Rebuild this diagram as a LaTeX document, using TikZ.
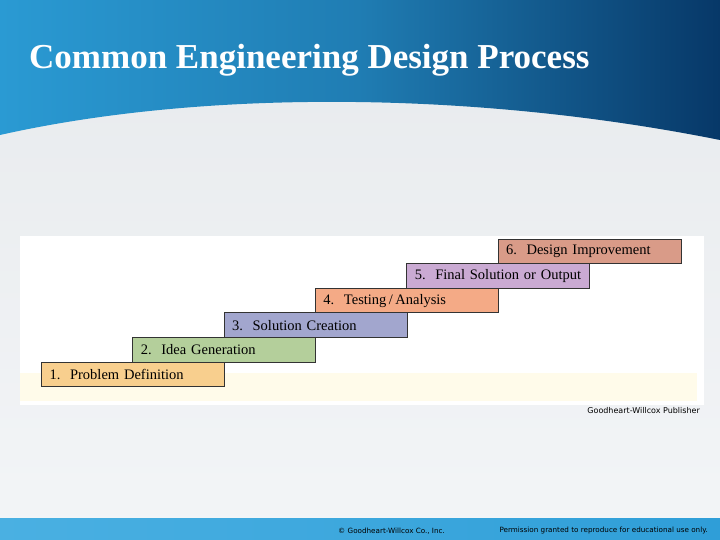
\documentclass[tikz,border=0pt]{standalone}
\usepackage{fontspec}
\setmainfont{Liberation Serif}
\newfontfamily\notefont{DejaVu Sans}
\usepackage{xcolor}
\definecolor{SkyBlue}{HTML}{2A9AD3}
\definecolor{NavyBlue}{HTML}{073868}
\definecolor{PaleGrey}{HTML}{E7EAED}
\definecolor{LightGrey}{HTML}{F3F5F7}
\definecolor{BarLeft}{HTML}{4AB0E2}
\definecolor{BarRight}{HTML}{2F9ED8}
\definecolor{PaleCream}{HTML}{FFFBEA}
\definecolor{EdgeGrey}{HTML}{333333}
\definecolor{StepOne}{HTML}{F8CF8E}
\definecolor{StepTwo}{HTML}{B4CF9B}
\definecolor{StepThree}{HTML}{A2A6CE}
\definecolor{StepFour}{HTML}{F4AA86}
\definecolor{StepFive}{HTML}{CAAAD3}
\definecolor{StepSix}{HTML}{D99B88}
\usetikzlibrary{calc,positioning}
\newcommand\StepW{183pt}
\newcommand\StepH{24.6pt}
\newcommand\StepDx{91.3}
\newcommand\StepDy{24.6}
\newcommand\BaseX{41}
\newcommand\BaseY{361.5}
\newcommand\StepFont{\fontsize{14.5}{14.5}\selectfont\spaceskip=.21em}
\tikzstyle{stair}=[rectangle,draw=EdgeGrey,line width=1.1pt,anchor=north west,
                   text width=\StepW-16pt,align=left,inner xsep=8pt,inner ysep=0pt,
                   minimum height=\StepH,font=\StepFont]
\tikzstyle{note}=[inner sep=0pt,font=\notefont\fontsize{7.2}{7.2}\selectfont]

\begin{document}
\begin{tikzpicture}[x=1pt,y=-1pt]
      \useasboundingbox (0,0) rectangle (720,540);
      % background
      \shade[top color=PaleGrey,bottom color=LightGrey] (0,0) rectangle (720,540);
      \shade[left color=SkyBlue,right color=NavyBlue,middle color=SkyBlue!70!NavyBlue]
            (0,0) -- (720,0) -- (720,140) .. controls (470,90) and (200,90) .. (0,135) -- cycle;
      \shade[left color=BarLeft,right color=BarRight] (0,518) rectangle (720,540);
      \node[anchor=base west,inner sep=0pt,text=white,font=\bfseries\fontsize{35}{35}\selectfont]
            (title) at (29,69) {Common Engineering Design Process};
      % picture panel
      \fill[white] (20,236) rectangle (704,405);
      \fill[PaleCream] (20,373) rectangle (697,401);
      \node[stair,fill=StepOne] (s1) at (\BaseX+\StepDx*0,\BaseY-\StepDy*0) {\mbox{1.\ \ Problem Definition}};
      \node[stair,fill=StepTwo] (s2) at (\BaseX+\StepDx*1,\BaseY-\StepDy*1) {\mbox{2.\ \ Idea Generation}};
      \node[stair,fill=StepThree] (s3) at (\BaseX+\StepDx*2,\BaseY-\StepDy*2) {\mbox{3.\ \ Solution Creation}};
      \node[stair,fill=StepFour] (s4) at (\BaseX+\StepDx*3,\BaseY-\StepDy*3) {\mbox{4.\ \ Testing\,/\,Analysis}};
      \node[stair,fill=StepFive] (s5) at (\BaseX+\StepDx*4,\BaseY-\StepDy*4) {\mbox{5.\ \ Final Solution or Output}};
      \node[stair,fill=StepSix] (s6) at (\BaseX+\StepDx*5,\BaseY-\StepDy*5) {\mbox{6.\ \ Design Improvement}};
      \node[note,anchor=east,font=\notefont\fontsize{8}{8}\selectfont] (credit) at (700,411) {Goodheart-Willcox Publisher};
      % footer
      \node[note,anchor=west] (copy) at (338,531) {\textcopyright\ Goodheart-Willcox Co., Inc.};
      \node[note,anchor=east] (perm) at (708,531) {Permission granted to reproduce for educational use only.};
   \end{tikzpicture}
\end{document}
----------
> **WORK TO BE COMPLETED**
Repeat the material above word for word and skip every image in it.

> **THE REPLY**
Rebuild this diagram as a LaTeX document, using TikZ.
\documentclass[tikz,border=0pt]{standalone}
\usepackage{fontspec}
\setmainfont{Liberation Serif}
\newfontfamily\notefont{DejaVu Sans}
\usepackage{xcolor}
\definecolor{SkyBlue}{HTML}{2A9AD3}
\definecolor{NavyBlue}{HTML}{073868}
\definecolor{PaleGrey}{HTML}{E7EAED}
\definecolor{LightGrey}{HTML}{F3F5F7}
\definecolor{BarLeft}{HTML}{4AB0E2}
\definecolor{BarRight}{HTML}{2F9ED8}
\definecolor{PaleCream}{HTML}{FFFBEA}
\definecolor{EdgeGrey}{HTML}{333333}
\definecolor{StepOne}{HTML}{F8CF8E}
\definecolor{StepTwo}{HTML}{B4CF9B}
\definecolor{StepThree}{HTML}{A2A6CE}
\definecolor{StepFour}{HTML}{F4AA86}
\definecolor{StepFive}{HTML}{CAAAD3}
\definecolor{StepSix}{HTML}{D99B88}
\usetikzlibrary{calc,positioning}
\newcommand\StepW{183pt}
\newcommand\StepH{24.6pt}
\newcommand\StepDx{91.3}
\newcommand\StepDy{24.6}
\newcommand\BaseX{41}
\newcommand\BaseY{361.5}
\newcommand\StepFont{\fontsize{14.5}{14.5}\selectfont\spaceskip=.21em}
\tikzstyle{stair}=[rectangle,draw=EdgeGrey,line width=1.1pt,anchor=north west,
                   text width=\StepW-16pt,align=left,inner xsep=8pt,inner ysep=0pt,
                   minimum height=\StepH,font=\StepFont]
\tikzstyle{note}=[inner sep=0pt,font=\notefont\fontsize{7.2}{7.2}\selectfont]

\begin{document}
\begin{tikzpicture}[x=1pt,y=-1pt]
      \useasboundingbox (0,0) rectangle (720,540);
      % background
      \shade[top color=PaleGrey,bottom color=LightGrey] (0,0) rectangle (720,540);
      \shade[left color=SkyBlue,right color=NavyBlue,middle color=SkyBlue!70!NavyBlue]
            (0,0) -- (720,0) -- (720,140) .. controls (470,90) and (200,90) .. (0,135) -- cycle;
      \shade[left color=BarLeft,right color=BarRight] (0,518) rectangle (720,540);
      \node[anchor=base west,inner sep=0pt,text=white,font=\bfseries\fontsize{35}{35}\selectfont]
            (title) at (29,69) {Common Engineering Design Process};
      % picture panel
      \fill[white] (20,236) rectangle (704,405);
      \fill[PaleCream] (20,373) rectangle (697,401);
      \node[stair,fill=StepOne] (s1) at (\BaseX+\StepDx*0,\BaseY-\StepDy*0) {\mbox{1.\ \ Problem Definition}};
      \node[stair,fill=StepTwo] (s2) at (\BaseX+\StepDx*1,\BaseY-\StepDy*1) {\mbox{2.\ \ Idea Generation}};
      \node[stair,fill=StepThree] (s3) at (\BaseX+\StepDx*2,\BaseY-\StepDy*2) {\mbox{3.\ \ Solution Creation}};
      \node[stair,fill=StepFour] (s4) at (\BaseX+\StepDx*3,\BaseY-\StepDy*3) {\mbox{4.\ \ Testing\,/\,Analysis}};
      \node[stair,fill=StepFive] (s5) at (\BaseX+\StepDx*4,\BaseY-\StepDy*4) {\mbox{5.\ \ Final Solution or Output}};
      \node[stair,fill=StepSix] (s6) at (\BaseX+\StepDx*5,\BaseY-\StepDy*5) {\mbox{6.\ \ Design Improvement}};
      \node[note,anchor=east,font=\notefont\fontsize{8}{8}\selectfont] (credit) at (700,411) {Goodheart-Willcox Publisher};
      % footer
      \node[note,anchor=west] (copy) at (338,531) {\textcopyright\ Goodheart-Willcox Co., Inc.};
      \node[note,anchor=east] (perm) at (708,531) {Permission granted to reproduce for educational use only.};
   \end{tikzpicture}
\end{document}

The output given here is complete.